Friday, September 21, 2012

Different for girls...

Upon first arrival, he sat at the staff table.  The others boys took note that a new fish would be arriving for the spring term.  Poor fellow!  Though seven and a half years old, he had never bathed by himself, never tied his own shoes, or eaten a piece of chicken that his grandmother had not first cut for him.  So when he choked on the skin and gristle, the boys knew they had a good fresh mark.

What is a mark, you ask?  Why it is some boy who is exemplified chiefly by his response to torment.  If he stands up, ignores, or gives back in kind, he will no longer be a mark.  But if he cries, shouts, or reports the discomforting incident to the house-parent, then he will be branded as a "good" mark forever, unless bullying dies out as a pastime, or he resolves to fight his way to freedom.

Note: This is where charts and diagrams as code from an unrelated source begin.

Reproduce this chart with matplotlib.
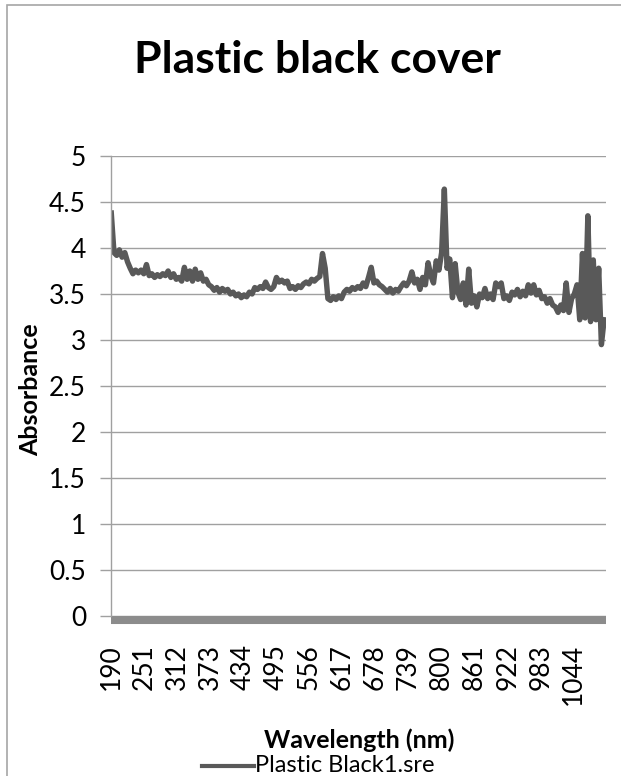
import numpy as np
import matplotlib
matplotlib.use("Agg")
import matplotlib.pyplot as plt
import matplotlib.transforms as mtransforms
from matplotlib.patches import Rectangle
from matplotlib.lines import Line2D

plt.rcParams['font.family'] = ['Lato', 'DejaVu Sans']

# Absorbance spectrum sampled every 5 nm
wavelength = np.arange(190, 1101, 5)
absorbance = [
    4.38, 3.95, 3.92, 3.98, 3.90, 3.95, 3.85, 3.78, 3.72, 3.76,
    3.73, 3.76, 3.72, 3.82, 3.70, 3.72, 3.68, 3.71, 3.69, 3.72,
    3.70, 3.75, 3.68, 3.72, 3.66, 3.68, 3.64, 3.79, 3.66, 3.75,
    3.64, 3.77, 3.66, 3.73, 3.64, 3.66, 3.60, 3.58, 3.54, 3.57,
    3.52, 3.56, 3.53, 3.55, 3.50, 3.52, 3.48, 3.50, 3.46, 3.49,
    3.47, 3.52, 3.50, 3.57, 3.55, 3.58, 3.56, 3.63, 3.57, 3.55,
    3.58, 3.68, 3.63, 3.65, 3.62, 3.64, 3.56, 3.58, 3.55, 3.59,
    3.57, 3.61, 3.63, 3.61, 3.66, 3.64, 3.67, 3.69, 3.94, 3.78,
    3.45, 3.43, 3.47, 3.44, 3.48, 3.45, 3.52, 3.55, 3.53, 3.57,
    3.55, 3.58, 3.56, 3.62, 3.58, 3.68, 3.79, 3.62, 3.64, 3.60,
    3.58, 3.55, 3.52, 3.56, 3.51, 3.55, 3.53, 3.58, 3.62, 3.59,
    3.64, 3.74, 3.62, 3.66, 3.55, 3.68, 3.60, 3.84, 3.70, 3.62,
    3.86, 3.76, 3.95, 4.64, 3.78, 3.88, 3.46, 3.83, 3.52, 3.44,
    3.62, 3.38, 3.77, 3.40, 3.48, 3.36, 3.50, 3.46, 3.56, 3.45,
    3.50, 3.44, 3.62, 3.58, 3.62, 3.45, 3.48, 3.43, 3.52, 3.49,
    3.55, 3.47, 3.53, 3.48, 3.60, 3.51, 3.60, 3.49, 3.54, 3.45,
    3.47, 3.40, 3.45, 3.38, 3.36, 3.30, 3.38, 3.32, 3.62, 3.30,
    3.45, 3.50, 3.60, 3.22, 3.94, 3.24, 4.35, 3.20, 3.87, 3.22,
    3.78, 2.95, 3.22,
]
tick_labels = [190, 251, 312, 373, 434, 495, 556, 617, 678, 739,
               800, 861, 922, 983, 1044]
y_ticks = [0, 0.5, 1, 1.5, 2, 2.5, 3, 3.5, 4, 4.5, 5]
series_name = "Plastic Black1.sre"

W, H = 621, 776
fig = plt.figure(figsize=(W / 100, H / 100), dpi=100)

# outer chart frame (open to the right and bottom)
fig.add_artist(Rectangle((7 / W, -0.1), 1.2, (H - 5) / H + 0.1,
                         transform=fig.transFigure, fill=False,
                         edgecolor='#a6a6a6', linewidth=1.2))

ax = fig.add_axes([111 / W, (H - 616) / H, (606 - 111) / W, 460 / H])
ax.plot(wavelength, absorbance, color='#595959', linewidth=3.9,
        solid_joinstyle='round')

ax.set_xlim(189.5, 1103.5)
ax.set_ylim(0, 5)
ax.set_yticks(y_ticks)
ax.set_yticklabels([f"{v:g}" for v in y_ticks], fontsize=19)
ax.yaxis.grid(True, color='#a0a0a0', linewidth=1.0)
ax.set_axisbelow(True)
ax.tick_params(axis='y', length=8, width=1, color='#a0a0a0', pad=10)

ax.set_xticks(tick_labels)
ax.set_xticklabels([str(t) for t in tick_labels], rotation=90, fontsize=19)
ax.tick_params(axis='x', length=0, pad=20)

for side in ('top', 'right', 'bottom'):
    ax.spines[side].set_visible(False)
ax.spines['left'].set_color('#a0a0a0')
ax.spines['left'].set_linewidth(1.0)

# heavy horizontal axis line along zero
shifted = mtransforms.offset_copy(ax.transAxes, fig=fig, x=0, y=-4, units='dots')
ax.add_line(Line2D([0, 1], [0, 0], transform=shifted, color='#8c8c8c',
                   linewidth=5.8, solid_capstyle='butt', clip_on=False))

fig.text(317 / W, 1 - 60 / H, "Plastic black cover", ha='center', va='center',
         fontsize=32, fontweight='bold')
fig.text(31 / W, 1 - 390 / H, "Absorbance", ha='center', va='center',
         rotation=90, fontsize=18, fontweight='bold')
fig.text(359 / W, 1 - 740 / H, "Wavelength (nm)", ha='center', va='center',
         fontsize=18, fontweight='bold')

# legend entry below the axis title
fig.add_artist(Line2D([202 / W, 254 / W], [1 - 766 / H, 1 - 766 / H],
                      transform=fig.transFigure, color='#595959', linewidth=3.0))
fig.text(255 / W, 1 - 766 / H, series_name, ha='left', va='center', fontsize=17)

fig.savefig("out.png", dpi=100)
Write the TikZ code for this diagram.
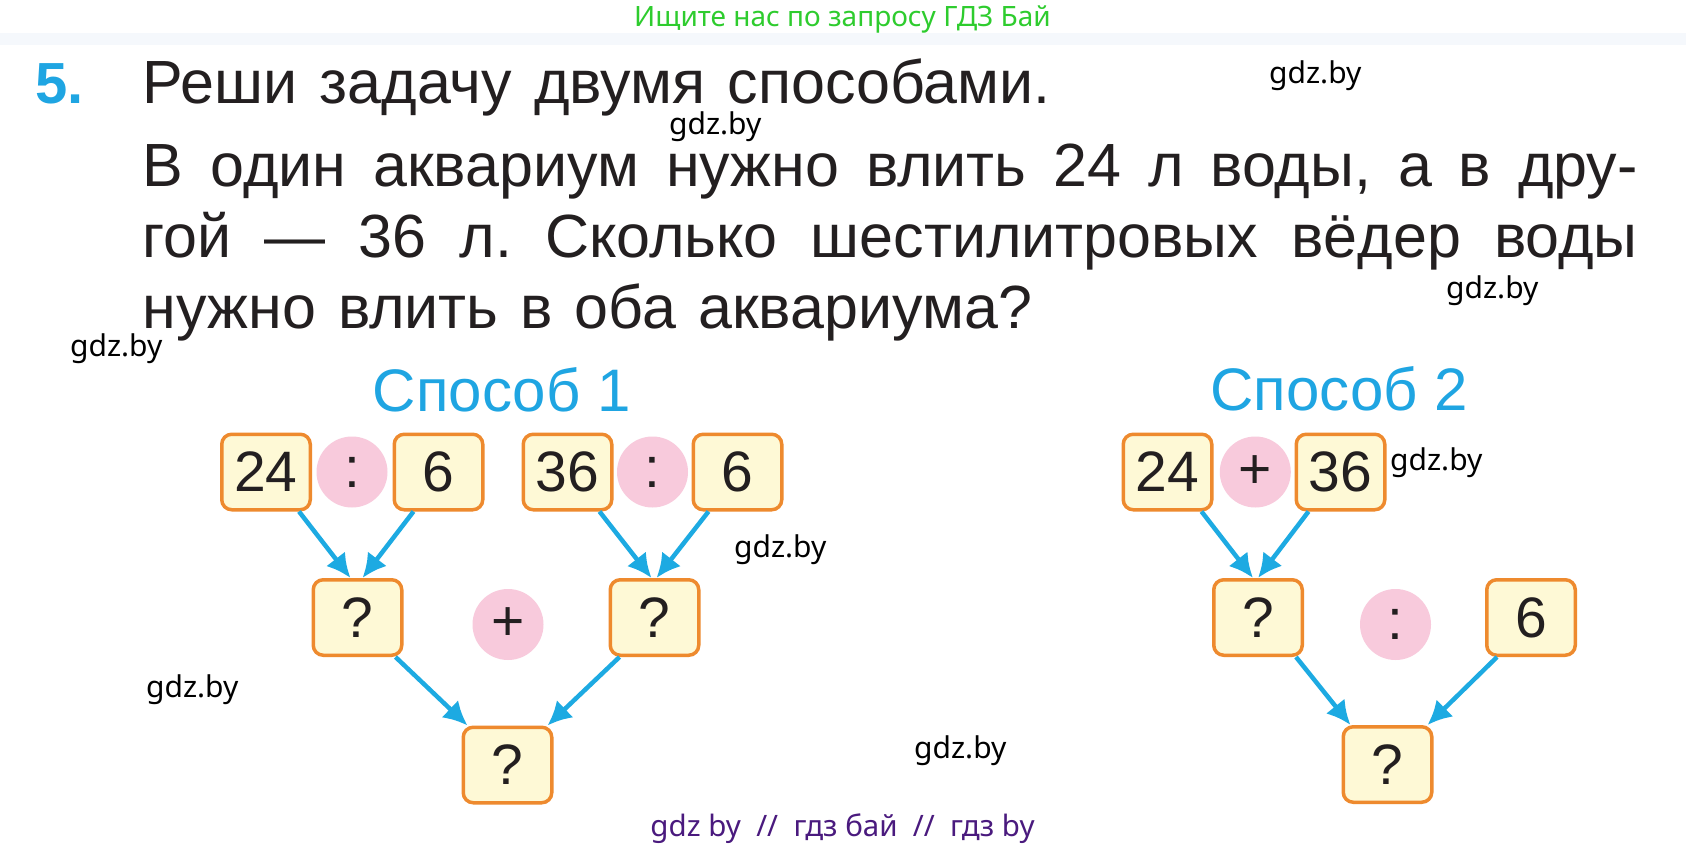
\documentclass[tikz,border=0pt]{standalone}
\usepackage{fontspec}
\setmainfont{Liberation Sans}
\newfontfamily\wmfont{Noto Sans}
\usetikzlibrary{arrows.meta}
\definecolor{numblue}{HTML}{1FA5E2}
\definecolor{arrowblue}{HTML}{1DAAE2}
\definecolor{boxline}{HTML}{EE8A2E}
\definecolor{boxfill}{HTML}{FEF9D6}
\definecolor{signpink}{HTML}{F8CADC}
\definecolor{adgreen}{HTML}{2ECC2E}
\definecolor{adpurple}{HTML}{4A1A7E}
\definecolor{inkblack}{HTML}{231F20}
\definecolor{bandblue}{HTML}{F5F8FC}
\newcommand\taskfont{\fontsize{61}{61}\selectfont\frenchspacing\spaceskip 22pt plus 30pt\relax}
\tikzset{
  numbox/.style={draw=boxline,line width=3.5pt,fill=boxfill,rounded corners=10pt,
    minimum width=88.5pt,minimum height=75.5pt,inner sep=0pt,text=inkblack,
    font=\fontsize{57}{57}\selectfont},
  sign/.style={circle,fill=signpink,minimum size=71pt,inner sep=0pt,text=inkblack,
    font=\fontsize{57}{57}\selectfont},
  flow/.style={draw=arrowblue,line width=4.5pt,-{Latex[length=24pt,width=24pt]}},
  textline/.style={anchor=base west,inner sep=0pt,text=inkblack,font=\taskfont},
  heading/.style={anchor=base,inner sep=0pt,text=numblue,font=\fontsize{60}{60}\selectfont},
  wm/.style={anchor=base west,inner sep=0pt,font=\wmfont\fontsize{30}{30}\selectfont}
}
\begin{document}
\begin{tikzpicture}[x=1pt,y=-1pt]
\useasboundingbox (0,0) rectangle (1686,848);
\fill[white] (0,0) rectangle (1686,848);
\fill[bandblue] (0,33) rectangle (1686,45);
\node[anchor=base,inner sep=0pt,text=adgreen,font=\wmfont\fontsize{28}{28}\selectfont] (ad) at (842.5,26.7) {Ищите нас по запросу ГДЗ Бай};

\node[anchor=base west,inner sep=0pt,text=numblue,font=\bfseries\fontsize{58}{58}\selectfont] (num) at (35,103.3) {5.};
\node[textline] (task) at (142.7,103.3) {Реши задачу двумя способами.};
\node[textline] (l2) at (142.7,186.7) {\makebox[1495pt][s]{В один аквариум нужно влить 24 л воды, а в дру-}};
\node[textline] (l3) at (142.7,257.3) {\makebox[1495pt][s]{гой — 36 л. Сколько шестилитровых вёдер воды}};
\node[textline] (l4) at (142.7,328.3) {нужно влить в оба аквариума?};

\node[heading] (way1) at (501.7,411.7) {Способ 1};
\node[heading] (way2) at (1339,410) {Способ 2};

\node[numbox] (a24) at (266,472) {24};
\node[sign] (adiv) at (352,472) {:};
\node[numbox] (a6) at (438.5,472) {6};
\node[numbox] (a36) at (567.5,472) {36};
\node[sign] (adivb) at (652.5,472) {:};
\node[numbox] (a6b) at (737.5,472) {6};
\node[numbox] (aq1) at (357.5,617.5) {?};
\node[sign] (aplus) at (508,624.5) {+};
\node[numbox] (aq2) at (654.5,617.5) {?};
\node[numbox] (ares) at (507.5,765) {?};
\draw[flow] ([xshift=33pt]a24.south) -- ([xshift=-7pt]aq1.north);
\draw[flow] ([xshift=-25pt]a6.south) -- ([xshift=5pt]aq1.north);
\draw[flow] ([xshift=32pt]a36.south) -- ([xshift=-3pt]aq2.north);
\draw[flow] ([xshift=-29pt]a6b.south) -- ([xshift=2pt]aq2.north);
\draw[flow] ([xshift=38pt]aq1.south) -- ([xshift=-40pt]ares.north);
\draw[flow] ([xshift=-35pt]aq2.south) -- ([xshift=40pt]ares.north);

\node[numbox] (b24) at (1167.5,472) {24};
\node[sign] (bplus) at (1255.3,472) {+};
\node[numbox] (b36) at (1340.5,472) {36};
\node[numbox] (bq) at (1258,617.5) {?};
\node[sign] (bdiv) at (1395.5,624.5) {:};
\node[numbox] (b6) at (1531,617.5) {6};
\node[numbox] (bres) at (1387.5,764.5) {?};
\draw[flow] ([xshift=34pt]b24.south) -- ([xshift=-5pt]bq.north);
\draw[flow] ([xshift=-32pt]b36.south) -- (bq.north);
\draw[flow] ([xshift=38pt]bq.south) -- ([xshift=-37pt]bres.north);
\draw[flow] ([xshift=-34pt]b6.south) -- ([xshift=40pt]bres.north);

\node[wm] (wm1) at (1269,83.3) {gdz.by};
\node[wm] (wm2) at (669,135) {gdz.by};
\node[wm] (wm3) at (1446,298) {gdz.by};
\node[wm] (wm4) at (70,356.7) {gdz.by};
\node[wm] (wm5) at (1390,470) {gdz.by};
\node[wm] (wm6) at (734,557) {gdz.by};
\node[wm] (wm7) at (146,697) {gdz.by};
\node[wm] (wm8) at (914,758) {gdz.by};
\node[anchor=base,inner sep=0pt,text=adpurple,font=\wmfont\fontsize{29.5}{29.5}\selectfont] (foot) at (842.5,836.7) {gdz by \ // \ гдз бай \ // \ гдз by};
\end{tikzpicture}
\end{document}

O, how he may wish for a "big brother" in such a fashion as she upon her admission gained a "big sister."  For instead of being branded and forced to cry or fight, she was taken under wing, and shown the ropes.  She was even introduced to new and exciting worldly enjoyments, the existence of which she had never dreamed.

So then, as he hid behind a pile of books in the library, she snuck off with her new comrades toward nocturnal adventures indulged in only by the elect. Did he perhaps see the faint glow of her golden hair as caught briefly in the moonlight as she passed into the cornfield?  His deep sigh leads me to believe it was so.